# [The task]
Locate all lines in the data below that hold "this" and show them.

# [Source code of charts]

-- start --

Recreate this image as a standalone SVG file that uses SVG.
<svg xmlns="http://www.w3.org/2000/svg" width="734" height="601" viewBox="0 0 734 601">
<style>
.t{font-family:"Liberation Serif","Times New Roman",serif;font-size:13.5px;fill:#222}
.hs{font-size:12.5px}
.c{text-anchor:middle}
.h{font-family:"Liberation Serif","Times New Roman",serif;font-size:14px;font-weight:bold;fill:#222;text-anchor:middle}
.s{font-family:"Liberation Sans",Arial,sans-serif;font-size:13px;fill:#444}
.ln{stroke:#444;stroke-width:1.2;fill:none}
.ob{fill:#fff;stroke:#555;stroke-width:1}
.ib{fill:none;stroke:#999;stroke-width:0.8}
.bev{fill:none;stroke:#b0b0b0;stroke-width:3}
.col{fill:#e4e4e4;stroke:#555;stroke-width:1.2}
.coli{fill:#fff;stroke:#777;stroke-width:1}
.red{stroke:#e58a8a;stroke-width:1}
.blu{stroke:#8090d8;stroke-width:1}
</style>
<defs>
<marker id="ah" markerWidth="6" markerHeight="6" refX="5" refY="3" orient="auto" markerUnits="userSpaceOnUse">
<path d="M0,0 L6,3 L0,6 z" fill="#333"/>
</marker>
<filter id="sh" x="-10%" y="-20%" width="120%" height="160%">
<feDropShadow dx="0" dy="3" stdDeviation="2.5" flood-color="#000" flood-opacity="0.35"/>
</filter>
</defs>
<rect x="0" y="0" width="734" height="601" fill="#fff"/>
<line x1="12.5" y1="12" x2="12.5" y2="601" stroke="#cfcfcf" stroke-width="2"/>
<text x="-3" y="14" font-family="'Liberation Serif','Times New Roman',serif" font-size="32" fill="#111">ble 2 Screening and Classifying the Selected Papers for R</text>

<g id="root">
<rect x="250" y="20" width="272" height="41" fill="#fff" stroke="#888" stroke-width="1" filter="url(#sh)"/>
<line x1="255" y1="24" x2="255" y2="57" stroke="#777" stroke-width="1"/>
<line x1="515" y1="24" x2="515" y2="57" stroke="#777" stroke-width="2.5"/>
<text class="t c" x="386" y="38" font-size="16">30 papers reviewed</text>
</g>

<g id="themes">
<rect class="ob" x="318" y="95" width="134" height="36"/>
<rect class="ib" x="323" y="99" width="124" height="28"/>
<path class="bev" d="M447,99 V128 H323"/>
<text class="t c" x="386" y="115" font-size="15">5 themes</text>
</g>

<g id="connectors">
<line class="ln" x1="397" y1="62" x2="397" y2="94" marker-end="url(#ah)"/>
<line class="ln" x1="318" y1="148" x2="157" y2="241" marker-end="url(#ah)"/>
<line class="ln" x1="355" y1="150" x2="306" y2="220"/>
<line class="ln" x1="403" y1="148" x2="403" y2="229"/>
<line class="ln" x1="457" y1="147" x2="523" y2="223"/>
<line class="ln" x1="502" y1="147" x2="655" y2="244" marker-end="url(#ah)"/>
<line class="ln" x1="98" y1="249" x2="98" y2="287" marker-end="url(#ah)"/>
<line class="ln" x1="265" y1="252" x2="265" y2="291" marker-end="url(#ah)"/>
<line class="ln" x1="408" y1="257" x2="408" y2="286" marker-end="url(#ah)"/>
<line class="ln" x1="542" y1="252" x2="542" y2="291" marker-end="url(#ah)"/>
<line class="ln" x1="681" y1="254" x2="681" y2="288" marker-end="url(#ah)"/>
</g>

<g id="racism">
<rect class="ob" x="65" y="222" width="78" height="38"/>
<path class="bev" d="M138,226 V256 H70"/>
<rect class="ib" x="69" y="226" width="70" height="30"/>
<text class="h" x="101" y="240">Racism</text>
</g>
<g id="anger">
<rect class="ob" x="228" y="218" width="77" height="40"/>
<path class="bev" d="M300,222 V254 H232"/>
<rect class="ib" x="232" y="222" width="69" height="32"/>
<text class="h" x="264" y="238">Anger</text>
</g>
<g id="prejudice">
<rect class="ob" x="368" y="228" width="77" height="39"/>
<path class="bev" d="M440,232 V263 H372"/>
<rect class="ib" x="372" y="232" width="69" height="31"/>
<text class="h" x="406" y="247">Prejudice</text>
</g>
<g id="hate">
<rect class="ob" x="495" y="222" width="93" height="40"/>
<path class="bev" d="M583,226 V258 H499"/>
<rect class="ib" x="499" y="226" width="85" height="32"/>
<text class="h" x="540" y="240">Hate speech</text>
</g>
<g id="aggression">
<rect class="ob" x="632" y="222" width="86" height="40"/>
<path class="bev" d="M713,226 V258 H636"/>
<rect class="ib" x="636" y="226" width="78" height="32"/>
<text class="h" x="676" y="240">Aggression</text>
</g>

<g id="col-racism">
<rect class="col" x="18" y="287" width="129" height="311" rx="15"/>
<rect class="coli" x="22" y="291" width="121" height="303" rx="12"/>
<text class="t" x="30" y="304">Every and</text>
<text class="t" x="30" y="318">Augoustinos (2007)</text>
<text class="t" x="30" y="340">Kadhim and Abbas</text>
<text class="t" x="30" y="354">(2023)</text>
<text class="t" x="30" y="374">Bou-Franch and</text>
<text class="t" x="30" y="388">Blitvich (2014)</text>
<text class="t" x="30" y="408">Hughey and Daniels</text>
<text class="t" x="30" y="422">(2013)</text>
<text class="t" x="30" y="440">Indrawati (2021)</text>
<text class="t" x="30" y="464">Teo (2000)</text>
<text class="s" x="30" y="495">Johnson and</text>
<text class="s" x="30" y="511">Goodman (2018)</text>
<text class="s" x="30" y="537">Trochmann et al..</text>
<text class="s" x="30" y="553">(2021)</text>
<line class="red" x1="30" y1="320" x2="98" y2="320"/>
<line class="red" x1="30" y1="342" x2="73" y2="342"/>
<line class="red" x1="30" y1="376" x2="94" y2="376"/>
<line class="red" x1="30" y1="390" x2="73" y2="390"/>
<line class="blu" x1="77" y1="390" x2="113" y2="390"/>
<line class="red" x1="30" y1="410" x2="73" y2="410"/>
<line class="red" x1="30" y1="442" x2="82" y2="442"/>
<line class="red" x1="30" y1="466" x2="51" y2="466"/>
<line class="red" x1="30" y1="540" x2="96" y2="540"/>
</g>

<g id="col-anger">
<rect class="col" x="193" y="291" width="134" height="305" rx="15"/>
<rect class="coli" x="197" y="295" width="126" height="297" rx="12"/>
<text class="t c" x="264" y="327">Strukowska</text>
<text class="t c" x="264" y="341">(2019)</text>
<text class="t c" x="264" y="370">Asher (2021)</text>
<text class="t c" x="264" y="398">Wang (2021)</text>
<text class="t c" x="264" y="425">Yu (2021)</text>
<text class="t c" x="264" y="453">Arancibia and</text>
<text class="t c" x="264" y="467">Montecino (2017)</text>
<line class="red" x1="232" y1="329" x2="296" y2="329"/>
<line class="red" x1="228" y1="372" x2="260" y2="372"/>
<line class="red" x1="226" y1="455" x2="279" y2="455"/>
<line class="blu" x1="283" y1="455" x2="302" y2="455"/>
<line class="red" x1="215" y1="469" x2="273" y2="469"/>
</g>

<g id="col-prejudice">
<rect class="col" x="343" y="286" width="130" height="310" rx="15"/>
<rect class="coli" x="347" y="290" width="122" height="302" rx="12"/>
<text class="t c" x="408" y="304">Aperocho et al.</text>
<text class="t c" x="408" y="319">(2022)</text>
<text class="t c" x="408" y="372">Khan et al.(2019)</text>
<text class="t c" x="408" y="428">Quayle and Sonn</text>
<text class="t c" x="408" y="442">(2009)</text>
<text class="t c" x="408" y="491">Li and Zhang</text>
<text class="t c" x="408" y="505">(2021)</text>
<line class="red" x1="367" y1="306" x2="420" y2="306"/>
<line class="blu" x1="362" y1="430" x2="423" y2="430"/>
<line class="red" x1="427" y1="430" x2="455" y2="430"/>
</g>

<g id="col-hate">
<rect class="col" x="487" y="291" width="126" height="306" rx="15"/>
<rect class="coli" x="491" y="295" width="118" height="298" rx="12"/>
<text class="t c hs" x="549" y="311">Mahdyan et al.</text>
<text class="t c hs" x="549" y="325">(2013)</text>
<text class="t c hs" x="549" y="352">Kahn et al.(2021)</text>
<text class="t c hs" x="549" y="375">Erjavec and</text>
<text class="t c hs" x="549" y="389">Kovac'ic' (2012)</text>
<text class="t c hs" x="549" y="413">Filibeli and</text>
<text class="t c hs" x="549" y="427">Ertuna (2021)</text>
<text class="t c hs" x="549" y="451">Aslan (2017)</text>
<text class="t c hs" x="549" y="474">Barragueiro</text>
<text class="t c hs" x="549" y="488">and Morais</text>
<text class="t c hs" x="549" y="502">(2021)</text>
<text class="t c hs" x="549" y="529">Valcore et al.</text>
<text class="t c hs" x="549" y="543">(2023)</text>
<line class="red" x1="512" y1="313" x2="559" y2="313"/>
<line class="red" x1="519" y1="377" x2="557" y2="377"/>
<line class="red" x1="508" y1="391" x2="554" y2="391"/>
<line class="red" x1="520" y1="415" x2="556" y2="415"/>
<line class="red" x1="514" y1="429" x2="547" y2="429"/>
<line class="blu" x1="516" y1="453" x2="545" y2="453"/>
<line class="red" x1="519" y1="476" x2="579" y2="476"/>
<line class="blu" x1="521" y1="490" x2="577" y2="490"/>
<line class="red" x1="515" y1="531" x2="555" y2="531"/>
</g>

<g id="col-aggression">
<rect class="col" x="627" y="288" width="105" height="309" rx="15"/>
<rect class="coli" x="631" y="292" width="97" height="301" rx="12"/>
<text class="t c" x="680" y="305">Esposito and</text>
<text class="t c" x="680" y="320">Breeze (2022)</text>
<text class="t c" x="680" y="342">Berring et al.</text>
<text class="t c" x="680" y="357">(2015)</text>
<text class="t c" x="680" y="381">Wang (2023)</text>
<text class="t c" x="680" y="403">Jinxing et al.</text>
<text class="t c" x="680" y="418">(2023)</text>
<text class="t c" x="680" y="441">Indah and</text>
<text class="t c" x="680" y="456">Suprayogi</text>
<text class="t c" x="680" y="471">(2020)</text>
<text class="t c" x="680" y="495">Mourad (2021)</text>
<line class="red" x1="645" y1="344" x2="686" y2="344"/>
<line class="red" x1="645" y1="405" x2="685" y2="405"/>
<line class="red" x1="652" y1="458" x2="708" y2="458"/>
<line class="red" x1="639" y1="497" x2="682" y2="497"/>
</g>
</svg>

-- end --
-- start --

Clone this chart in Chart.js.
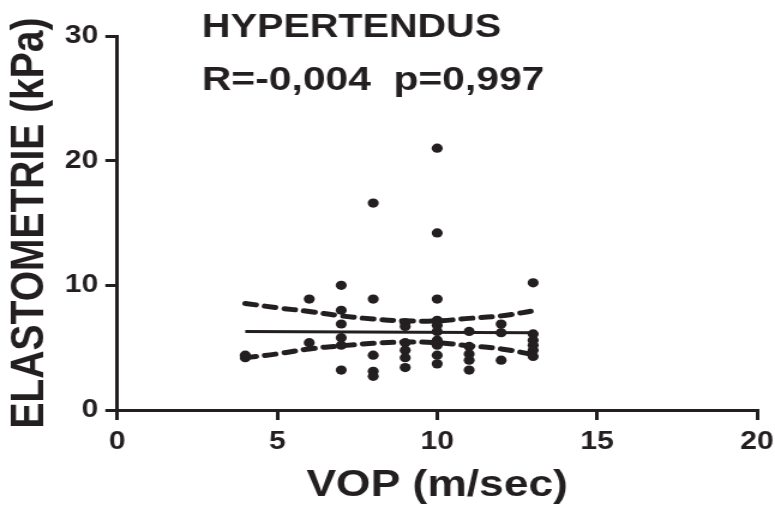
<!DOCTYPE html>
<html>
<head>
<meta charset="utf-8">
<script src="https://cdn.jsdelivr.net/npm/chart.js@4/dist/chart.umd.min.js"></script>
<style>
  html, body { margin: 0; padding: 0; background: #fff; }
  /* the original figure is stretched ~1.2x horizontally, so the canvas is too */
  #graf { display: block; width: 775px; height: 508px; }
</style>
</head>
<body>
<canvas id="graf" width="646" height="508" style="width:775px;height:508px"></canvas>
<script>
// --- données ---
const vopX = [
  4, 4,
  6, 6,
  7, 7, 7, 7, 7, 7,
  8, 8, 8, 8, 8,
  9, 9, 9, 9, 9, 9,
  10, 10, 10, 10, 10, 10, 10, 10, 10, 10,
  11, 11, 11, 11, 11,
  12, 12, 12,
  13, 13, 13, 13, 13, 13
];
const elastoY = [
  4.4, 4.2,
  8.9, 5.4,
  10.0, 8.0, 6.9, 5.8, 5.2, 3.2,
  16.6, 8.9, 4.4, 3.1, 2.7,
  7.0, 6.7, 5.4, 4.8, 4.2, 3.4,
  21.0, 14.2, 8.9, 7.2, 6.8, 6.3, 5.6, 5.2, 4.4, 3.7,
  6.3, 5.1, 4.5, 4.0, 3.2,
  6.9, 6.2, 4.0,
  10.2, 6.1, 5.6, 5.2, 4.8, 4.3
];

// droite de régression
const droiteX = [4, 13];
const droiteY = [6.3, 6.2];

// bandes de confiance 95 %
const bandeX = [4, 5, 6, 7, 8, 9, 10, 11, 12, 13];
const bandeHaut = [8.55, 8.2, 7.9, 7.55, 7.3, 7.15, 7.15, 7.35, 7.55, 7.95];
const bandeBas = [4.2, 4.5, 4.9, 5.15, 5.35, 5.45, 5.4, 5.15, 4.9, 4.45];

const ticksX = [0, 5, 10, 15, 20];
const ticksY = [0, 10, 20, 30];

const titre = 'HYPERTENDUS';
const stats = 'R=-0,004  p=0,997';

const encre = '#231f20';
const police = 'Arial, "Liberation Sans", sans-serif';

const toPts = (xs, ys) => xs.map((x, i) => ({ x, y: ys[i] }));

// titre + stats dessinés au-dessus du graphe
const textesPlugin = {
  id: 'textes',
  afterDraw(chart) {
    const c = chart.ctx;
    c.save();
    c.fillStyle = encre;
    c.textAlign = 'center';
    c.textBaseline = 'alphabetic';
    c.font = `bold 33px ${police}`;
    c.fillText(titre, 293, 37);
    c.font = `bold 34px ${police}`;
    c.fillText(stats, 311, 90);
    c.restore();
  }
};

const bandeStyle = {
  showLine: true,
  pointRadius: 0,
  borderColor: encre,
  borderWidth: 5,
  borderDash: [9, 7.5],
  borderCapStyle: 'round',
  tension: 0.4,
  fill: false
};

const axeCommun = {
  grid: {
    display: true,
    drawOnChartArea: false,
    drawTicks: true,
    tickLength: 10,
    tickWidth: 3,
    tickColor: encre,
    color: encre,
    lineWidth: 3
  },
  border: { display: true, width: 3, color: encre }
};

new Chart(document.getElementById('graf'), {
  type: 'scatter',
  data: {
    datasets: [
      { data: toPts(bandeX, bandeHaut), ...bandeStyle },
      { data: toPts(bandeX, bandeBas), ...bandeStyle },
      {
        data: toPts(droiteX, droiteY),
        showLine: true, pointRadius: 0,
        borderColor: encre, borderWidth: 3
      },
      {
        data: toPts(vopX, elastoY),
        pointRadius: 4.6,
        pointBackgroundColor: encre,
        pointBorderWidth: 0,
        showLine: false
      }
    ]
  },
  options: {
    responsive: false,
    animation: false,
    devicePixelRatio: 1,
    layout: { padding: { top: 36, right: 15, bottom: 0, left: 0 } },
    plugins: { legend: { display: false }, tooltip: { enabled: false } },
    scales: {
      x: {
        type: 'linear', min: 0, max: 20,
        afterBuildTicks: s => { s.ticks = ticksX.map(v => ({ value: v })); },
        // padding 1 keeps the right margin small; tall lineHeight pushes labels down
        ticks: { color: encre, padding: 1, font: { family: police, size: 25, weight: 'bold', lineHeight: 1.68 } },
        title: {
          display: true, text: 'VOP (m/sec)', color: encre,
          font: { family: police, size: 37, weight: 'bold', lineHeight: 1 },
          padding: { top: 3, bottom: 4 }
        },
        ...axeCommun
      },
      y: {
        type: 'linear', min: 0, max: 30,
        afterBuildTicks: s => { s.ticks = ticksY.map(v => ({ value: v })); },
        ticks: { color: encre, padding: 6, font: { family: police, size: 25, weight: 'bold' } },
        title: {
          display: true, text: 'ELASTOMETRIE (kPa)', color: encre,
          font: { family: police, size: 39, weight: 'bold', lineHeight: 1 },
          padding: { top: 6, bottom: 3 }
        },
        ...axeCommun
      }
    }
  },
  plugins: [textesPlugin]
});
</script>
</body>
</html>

-- end --

# [The completed task]
Recreate this image as a standalone SVG file that uses SVG.
Clone this chart in Chart.js.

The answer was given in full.